**Entries shown**:
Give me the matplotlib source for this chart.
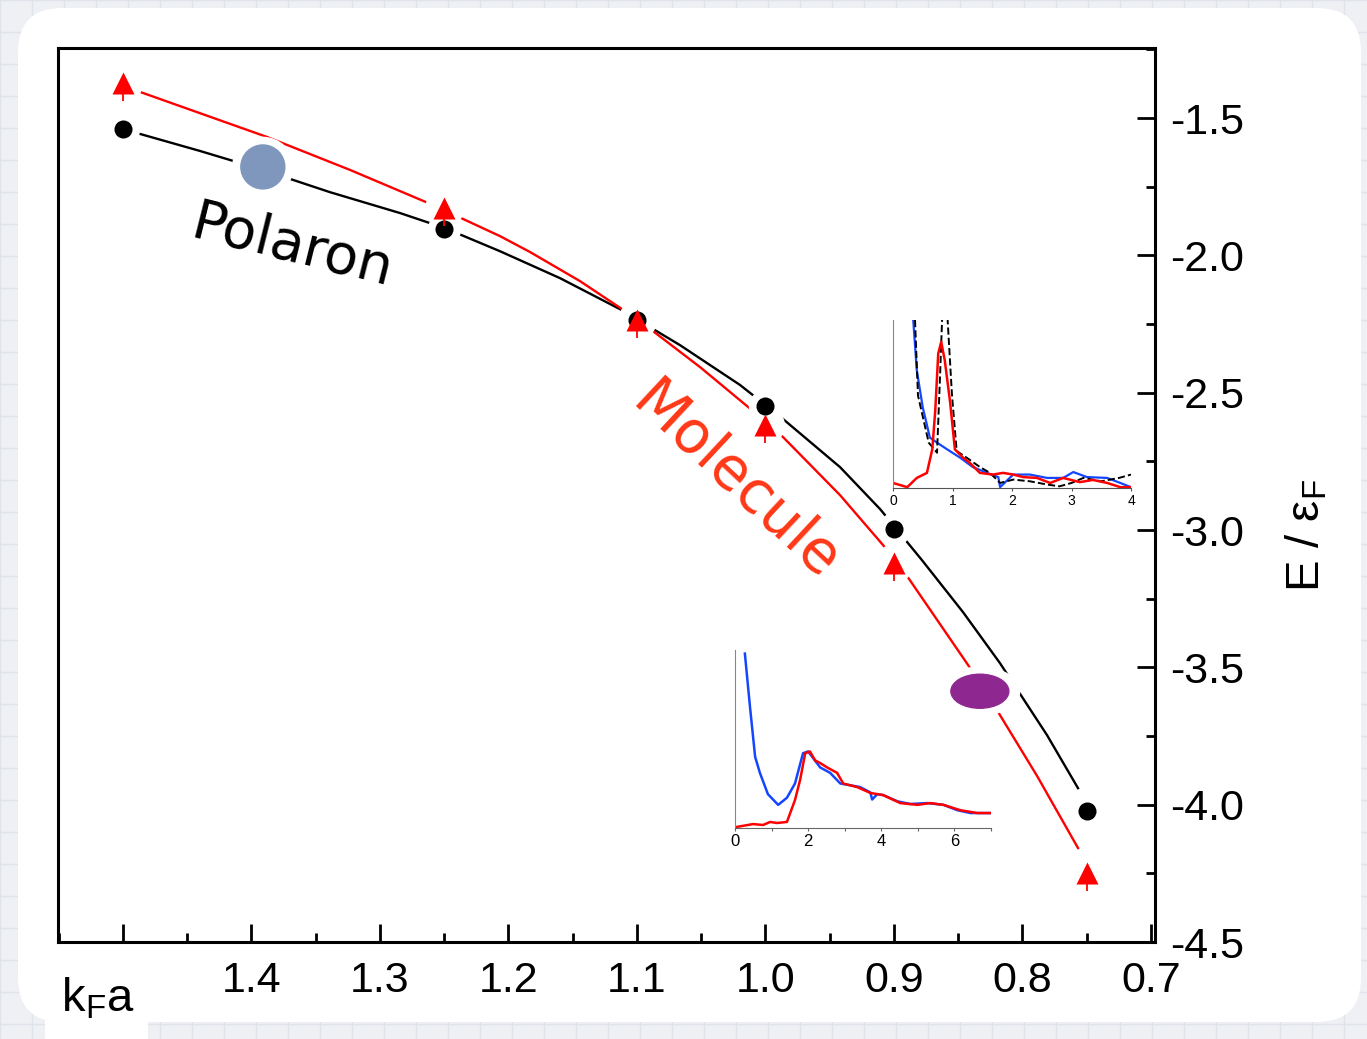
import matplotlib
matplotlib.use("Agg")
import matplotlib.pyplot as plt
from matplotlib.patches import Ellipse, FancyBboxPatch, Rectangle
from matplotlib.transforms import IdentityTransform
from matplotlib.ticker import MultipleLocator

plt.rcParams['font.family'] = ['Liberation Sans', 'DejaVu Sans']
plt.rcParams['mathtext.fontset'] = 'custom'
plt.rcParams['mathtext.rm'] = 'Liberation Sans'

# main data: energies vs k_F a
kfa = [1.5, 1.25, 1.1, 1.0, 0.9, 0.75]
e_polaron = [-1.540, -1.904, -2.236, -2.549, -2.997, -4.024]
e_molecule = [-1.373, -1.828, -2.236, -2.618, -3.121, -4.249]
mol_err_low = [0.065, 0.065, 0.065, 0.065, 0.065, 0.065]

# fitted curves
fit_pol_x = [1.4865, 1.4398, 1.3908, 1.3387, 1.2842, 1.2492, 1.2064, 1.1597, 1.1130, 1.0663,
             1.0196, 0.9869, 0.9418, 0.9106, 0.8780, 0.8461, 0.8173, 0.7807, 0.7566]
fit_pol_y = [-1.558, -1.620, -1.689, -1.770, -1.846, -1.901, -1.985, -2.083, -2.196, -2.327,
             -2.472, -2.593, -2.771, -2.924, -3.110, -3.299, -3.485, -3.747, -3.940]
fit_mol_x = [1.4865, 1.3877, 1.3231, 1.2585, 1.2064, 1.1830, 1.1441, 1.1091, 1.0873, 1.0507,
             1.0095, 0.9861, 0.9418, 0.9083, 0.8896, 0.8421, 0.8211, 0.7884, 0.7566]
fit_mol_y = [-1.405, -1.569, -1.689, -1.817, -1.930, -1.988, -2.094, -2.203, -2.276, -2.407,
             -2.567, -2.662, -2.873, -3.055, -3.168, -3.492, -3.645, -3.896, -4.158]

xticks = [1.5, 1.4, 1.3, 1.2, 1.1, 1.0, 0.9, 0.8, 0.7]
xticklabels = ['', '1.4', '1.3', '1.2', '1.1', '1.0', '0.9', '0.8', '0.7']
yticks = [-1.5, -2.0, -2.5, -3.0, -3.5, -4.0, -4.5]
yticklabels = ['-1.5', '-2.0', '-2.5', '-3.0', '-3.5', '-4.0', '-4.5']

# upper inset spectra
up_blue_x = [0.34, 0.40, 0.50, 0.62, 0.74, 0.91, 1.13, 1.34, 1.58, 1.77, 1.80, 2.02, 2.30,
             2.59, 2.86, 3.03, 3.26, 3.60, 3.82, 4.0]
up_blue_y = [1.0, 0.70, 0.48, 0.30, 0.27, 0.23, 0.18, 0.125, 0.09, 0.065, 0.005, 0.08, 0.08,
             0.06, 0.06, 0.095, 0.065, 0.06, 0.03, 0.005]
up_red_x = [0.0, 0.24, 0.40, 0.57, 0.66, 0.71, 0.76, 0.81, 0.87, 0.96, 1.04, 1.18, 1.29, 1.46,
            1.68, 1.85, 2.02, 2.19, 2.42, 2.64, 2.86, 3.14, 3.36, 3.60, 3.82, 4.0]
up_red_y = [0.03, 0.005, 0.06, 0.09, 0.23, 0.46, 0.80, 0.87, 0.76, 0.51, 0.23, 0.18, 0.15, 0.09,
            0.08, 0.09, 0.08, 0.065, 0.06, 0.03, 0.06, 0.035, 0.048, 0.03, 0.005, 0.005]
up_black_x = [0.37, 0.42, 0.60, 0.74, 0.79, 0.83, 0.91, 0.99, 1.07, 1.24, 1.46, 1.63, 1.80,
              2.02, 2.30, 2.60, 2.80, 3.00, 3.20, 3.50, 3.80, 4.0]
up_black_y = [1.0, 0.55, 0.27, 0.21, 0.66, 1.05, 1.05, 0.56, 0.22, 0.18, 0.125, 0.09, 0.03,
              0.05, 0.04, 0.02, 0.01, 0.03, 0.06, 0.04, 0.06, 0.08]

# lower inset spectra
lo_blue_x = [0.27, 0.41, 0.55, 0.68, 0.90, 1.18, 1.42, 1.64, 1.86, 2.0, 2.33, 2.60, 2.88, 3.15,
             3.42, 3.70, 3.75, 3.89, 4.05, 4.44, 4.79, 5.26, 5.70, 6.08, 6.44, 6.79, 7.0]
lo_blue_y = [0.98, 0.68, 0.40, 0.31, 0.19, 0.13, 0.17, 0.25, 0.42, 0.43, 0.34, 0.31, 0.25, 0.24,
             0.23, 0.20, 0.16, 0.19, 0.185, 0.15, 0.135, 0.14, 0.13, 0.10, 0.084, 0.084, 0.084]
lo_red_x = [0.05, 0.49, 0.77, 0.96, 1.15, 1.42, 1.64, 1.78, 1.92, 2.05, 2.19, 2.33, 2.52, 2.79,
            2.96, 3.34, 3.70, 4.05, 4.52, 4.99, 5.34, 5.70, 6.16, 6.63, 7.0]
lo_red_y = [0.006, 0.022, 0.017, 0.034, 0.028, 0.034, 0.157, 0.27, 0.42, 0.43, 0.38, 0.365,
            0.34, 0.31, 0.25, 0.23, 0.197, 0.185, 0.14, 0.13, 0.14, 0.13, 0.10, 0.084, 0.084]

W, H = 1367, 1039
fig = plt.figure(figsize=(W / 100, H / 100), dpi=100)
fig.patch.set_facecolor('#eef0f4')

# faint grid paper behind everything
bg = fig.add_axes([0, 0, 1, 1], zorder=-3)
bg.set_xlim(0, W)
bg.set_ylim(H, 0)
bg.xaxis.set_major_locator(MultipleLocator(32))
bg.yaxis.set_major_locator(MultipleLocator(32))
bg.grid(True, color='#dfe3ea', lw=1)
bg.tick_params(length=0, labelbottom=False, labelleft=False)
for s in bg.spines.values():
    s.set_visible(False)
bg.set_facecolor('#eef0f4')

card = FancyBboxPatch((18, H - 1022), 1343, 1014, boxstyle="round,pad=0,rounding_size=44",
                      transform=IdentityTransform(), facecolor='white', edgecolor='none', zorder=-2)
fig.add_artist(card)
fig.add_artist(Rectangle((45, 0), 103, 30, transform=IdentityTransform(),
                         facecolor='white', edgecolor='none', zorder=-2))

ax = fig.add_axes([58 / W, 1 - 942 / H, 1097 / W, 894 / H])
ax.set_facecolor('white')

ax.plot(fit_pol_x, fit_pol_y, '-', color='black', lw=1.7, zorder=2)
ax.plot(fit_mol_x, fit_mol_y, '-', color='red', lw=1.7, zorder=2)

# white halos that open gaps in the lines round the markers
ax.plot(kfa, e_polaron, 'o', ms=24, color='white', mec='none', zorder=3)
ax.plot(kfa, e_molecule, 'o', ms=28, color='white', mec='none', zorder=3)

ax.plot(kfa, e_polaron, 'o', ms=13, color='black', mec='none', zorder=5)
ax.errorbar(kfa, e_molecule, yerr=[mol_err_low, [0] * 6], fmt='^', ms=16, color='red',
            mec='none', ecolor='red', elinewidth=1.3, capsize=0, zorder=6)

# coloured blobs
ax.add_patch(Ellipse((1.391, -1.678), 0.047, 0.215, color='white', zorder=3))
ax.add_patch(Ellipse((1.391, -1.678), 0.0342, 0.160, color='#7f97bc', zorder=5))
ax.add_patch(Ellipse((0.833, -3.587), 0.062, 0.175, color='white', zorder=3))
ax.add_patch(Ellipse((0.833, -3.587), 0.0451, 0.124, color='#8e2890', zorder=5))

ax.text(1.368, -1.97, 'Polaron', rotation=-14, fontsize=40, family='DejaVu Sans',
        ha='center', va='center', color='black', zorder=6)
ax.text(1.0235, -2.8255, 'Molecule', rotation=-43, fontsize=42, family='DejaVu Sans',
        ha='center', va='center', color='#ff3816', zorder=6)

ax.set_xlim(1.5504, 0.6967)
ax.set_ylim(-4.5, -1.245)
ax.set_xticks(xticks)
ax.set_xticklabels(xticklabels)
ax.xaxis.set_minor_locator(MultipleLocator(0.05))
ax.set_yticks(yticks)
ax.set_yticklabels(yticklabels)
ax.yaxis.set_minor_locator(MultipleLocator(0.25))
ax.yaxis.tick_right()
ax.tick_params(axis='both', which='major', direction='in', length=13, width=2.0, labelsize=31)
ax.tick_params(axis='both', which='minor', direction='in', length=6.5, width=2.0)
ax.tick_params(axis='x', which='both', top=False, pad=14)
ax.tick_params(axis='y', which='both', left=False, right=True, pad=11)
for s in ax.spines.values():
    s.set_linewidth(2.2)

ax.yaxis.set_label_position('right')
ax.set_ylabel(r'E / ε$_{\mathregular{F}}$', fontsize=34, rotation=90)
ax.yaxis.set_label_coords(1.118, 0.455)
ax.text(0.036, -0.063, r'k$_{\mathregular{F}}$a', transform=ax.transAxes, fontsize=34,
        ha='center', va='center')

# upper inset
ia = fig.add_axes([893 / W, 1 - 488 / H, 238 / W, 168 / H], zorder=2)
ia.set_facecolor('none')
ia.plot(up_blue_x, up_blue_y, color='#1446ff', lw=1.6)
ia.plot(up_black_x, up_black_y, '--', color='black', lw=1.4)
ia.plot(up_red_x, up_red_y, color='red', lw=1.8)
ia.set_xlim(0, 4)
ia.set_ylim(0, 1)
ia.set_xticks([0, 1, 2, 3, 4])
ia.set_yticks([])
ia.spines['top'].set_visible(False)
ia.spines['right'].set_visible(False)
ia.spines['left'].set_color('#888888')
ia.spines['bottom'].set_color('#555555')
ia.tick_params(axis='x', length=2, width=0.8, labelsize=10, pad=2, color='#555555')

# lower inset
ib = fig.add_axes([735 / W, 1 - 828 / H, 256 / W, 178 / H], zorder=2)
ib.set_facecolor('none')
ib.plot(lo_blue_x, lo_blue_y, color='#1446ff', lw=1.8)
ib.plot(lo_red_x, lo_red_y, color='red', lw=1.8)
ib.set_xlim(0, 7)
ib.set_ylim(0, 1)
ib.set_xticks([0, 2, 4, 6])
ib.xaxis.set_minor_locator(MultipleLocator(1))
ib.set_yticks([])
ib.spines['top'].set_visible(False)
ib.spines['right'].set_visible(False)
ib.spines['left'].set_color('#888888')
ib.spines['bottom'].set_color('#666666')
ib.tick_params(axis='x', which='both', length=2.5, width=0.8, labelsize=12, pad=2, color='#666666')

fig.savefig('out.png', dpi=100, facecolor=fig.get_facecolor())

--

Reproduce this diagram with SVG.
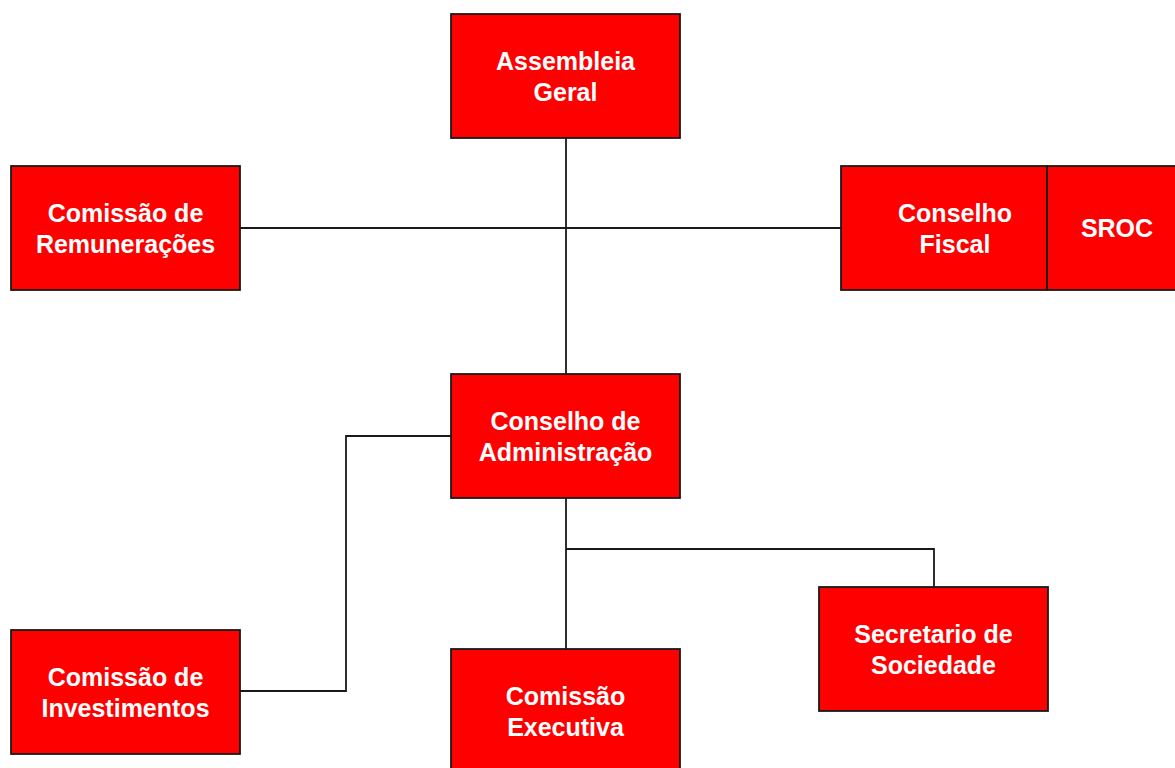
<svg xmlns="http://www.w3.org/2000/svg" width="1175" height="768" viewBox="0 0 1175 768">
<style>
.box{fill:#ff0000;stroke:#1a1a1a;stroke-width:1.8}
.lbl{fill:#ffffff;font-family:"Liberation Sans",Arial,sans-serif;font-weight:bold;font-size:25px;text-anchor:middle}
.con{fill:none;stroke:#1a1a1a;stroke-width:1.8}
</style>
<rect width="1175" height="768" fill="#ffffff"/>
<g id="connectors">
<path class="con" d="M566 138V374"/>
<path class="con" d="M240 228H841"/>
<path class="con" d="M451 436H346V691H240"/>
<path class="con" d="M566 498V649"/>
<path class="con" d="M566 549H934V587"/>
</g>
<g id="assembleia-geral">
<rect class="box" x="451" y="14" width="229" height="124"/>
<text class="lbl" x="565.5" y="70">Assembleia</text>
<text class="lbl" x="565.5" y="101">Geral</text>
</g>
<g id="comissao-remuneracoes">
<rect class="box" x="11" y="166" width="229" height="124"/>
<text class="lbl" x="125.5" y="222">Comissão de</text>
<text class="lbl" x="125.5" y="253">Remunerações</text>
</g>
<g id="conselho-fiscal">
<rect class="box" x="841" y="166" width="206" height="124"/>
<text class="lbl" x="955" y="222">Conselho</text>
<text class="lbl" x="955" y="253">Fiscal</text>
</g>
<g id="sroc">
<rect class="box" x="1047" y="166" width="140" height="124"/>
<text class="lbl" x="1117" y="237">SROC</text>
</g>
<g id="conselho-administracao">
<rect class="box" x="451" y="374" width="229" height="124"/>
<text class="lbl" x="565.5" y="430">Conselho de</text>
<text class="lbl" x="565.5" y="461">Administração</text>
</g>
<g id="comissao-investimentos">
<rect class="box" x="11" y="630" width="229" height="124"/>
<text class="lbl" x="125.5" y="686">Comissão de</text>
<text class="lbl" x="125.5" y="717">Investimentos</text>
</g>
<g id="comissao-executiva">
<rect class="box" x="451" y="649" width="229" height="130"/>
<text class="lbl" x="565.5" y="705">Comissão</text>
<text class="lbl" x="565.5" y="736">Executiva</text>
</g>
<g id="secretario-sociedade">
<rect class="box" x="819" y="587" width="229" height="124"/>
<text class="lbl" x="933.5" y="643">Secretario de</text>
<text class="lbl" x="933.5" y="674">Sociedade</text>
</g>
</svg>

...

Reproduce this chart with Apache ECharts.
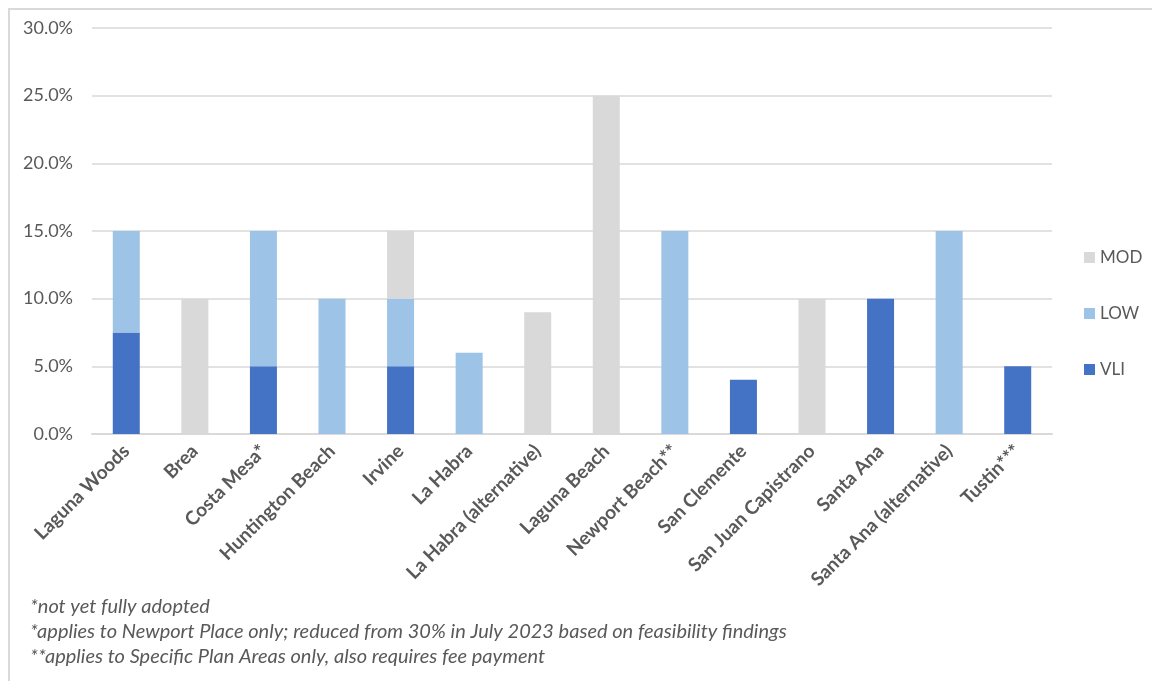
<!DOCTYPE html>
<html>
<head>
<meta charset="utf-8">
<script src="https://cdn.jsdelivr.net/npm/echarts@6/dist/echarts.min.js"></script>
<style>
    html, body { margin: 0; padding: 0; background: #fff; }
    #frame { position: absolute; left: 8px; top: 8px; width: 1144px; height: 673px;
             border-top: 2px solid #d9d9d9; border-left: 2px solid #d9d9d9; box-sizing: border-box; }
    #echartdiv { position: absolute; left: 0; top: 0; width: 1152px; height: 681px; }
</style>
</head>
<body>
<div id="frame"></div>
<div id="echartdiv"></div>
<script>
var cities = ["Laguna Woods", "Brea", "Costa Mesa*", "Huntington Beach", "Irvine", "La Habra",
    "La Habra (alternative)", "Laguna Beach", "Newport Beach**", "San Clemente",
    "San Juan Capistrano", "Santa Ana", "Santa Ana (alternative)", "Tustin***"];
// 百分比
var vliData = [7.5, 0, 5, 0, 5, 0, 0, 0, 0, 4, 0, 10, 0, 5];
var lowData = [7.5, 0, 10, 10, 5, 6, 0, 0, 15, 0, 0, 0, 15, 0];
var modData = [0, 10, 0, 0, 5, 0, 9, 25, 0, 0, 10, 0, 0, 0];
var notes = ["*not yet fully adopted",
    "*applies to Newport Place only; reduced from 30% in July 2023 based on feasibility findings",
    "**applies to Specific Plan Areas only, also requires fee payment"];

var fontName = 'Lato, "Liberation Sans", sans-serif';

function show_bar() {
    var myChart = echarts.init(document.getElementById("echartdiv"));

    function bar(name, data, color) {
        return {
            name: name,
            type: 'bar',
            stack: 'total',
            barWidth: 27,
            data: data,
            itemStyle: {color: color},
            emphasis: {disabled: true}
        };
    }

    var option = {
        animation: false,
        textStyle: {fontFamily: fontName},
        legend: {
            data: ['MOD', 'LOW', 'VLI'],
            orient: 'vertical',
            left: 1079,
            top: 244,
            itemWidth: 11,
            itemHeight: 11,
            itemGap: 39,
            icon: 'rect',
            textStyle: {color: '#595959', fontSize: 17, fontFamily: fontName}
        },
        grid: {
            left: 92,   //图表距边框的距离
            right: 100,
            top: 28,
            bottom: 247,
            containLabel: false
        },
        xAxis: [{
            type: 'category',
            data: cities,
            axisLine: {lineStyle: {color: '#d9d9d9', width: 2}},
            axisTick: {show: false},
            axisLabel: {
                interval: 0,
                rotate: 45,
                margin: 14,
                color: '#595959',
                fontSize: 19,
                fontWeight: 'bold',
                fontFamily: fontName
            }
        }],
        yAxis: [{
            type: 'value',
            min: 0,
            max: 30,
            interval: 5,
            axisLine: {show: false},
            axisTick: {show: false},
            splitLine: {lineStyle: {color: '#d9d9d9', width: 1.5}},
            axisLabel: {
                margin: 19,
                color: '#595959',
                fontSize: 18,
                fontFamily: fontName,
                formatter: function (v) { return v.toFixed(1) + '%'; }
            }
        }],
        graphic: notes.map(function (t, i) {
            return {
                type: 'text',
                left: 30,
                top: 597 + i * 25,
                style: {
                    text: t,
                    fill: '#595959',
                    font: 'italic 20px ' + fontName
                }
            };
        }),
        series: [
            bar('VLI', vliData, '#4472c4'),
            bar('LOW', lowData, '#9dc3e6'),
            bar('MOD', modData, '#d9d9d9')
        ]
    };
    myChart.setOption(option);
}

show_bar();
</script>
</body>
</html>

**What you have to do**:
The lines to reproduce run from the one above containing "Give me the matplotlib source for this chart." through the one containing "mol_err_low = [0.065, 0.065, 0.065, 0.065, 0.065, 0.065]". Copy them exactly and leave out all pictures.

**Exercise answer**:
Give me the matplotlib source for this chart.
import matplotlib
matplotlib.use("Agg")
import matplotlib.pyplot as plt
from matplotlib.patches import Ellipse, FancyBboxPatch, Rectangle
from matplotlib.transforms import IdentityTransform
from matplotlib.ticker import MultipleLocator

plt.rcParams['font.family'] = ['Liberation Sans', 'DejaVu Sans']
plt.rcParams['mathtext.fontset'] = 'custom'
plt.rcParams['mathtext.rm'] = 'Liberation Sans'

# main data: energies vs k_F a
kfa = [1.5, 1.25, 1.1, 1.0, 0.9, 0.75]
e_polaron = [-1.540, -1.904, -2.236, -2.549, -2.997, -4.024]
e_molecule = [-1.373, -1.828, -2.236, -2.618, -3.121, -4.249]
mol_err_low = [0.065, 0.065, 0.065, 0.065, 0.065, 0.065]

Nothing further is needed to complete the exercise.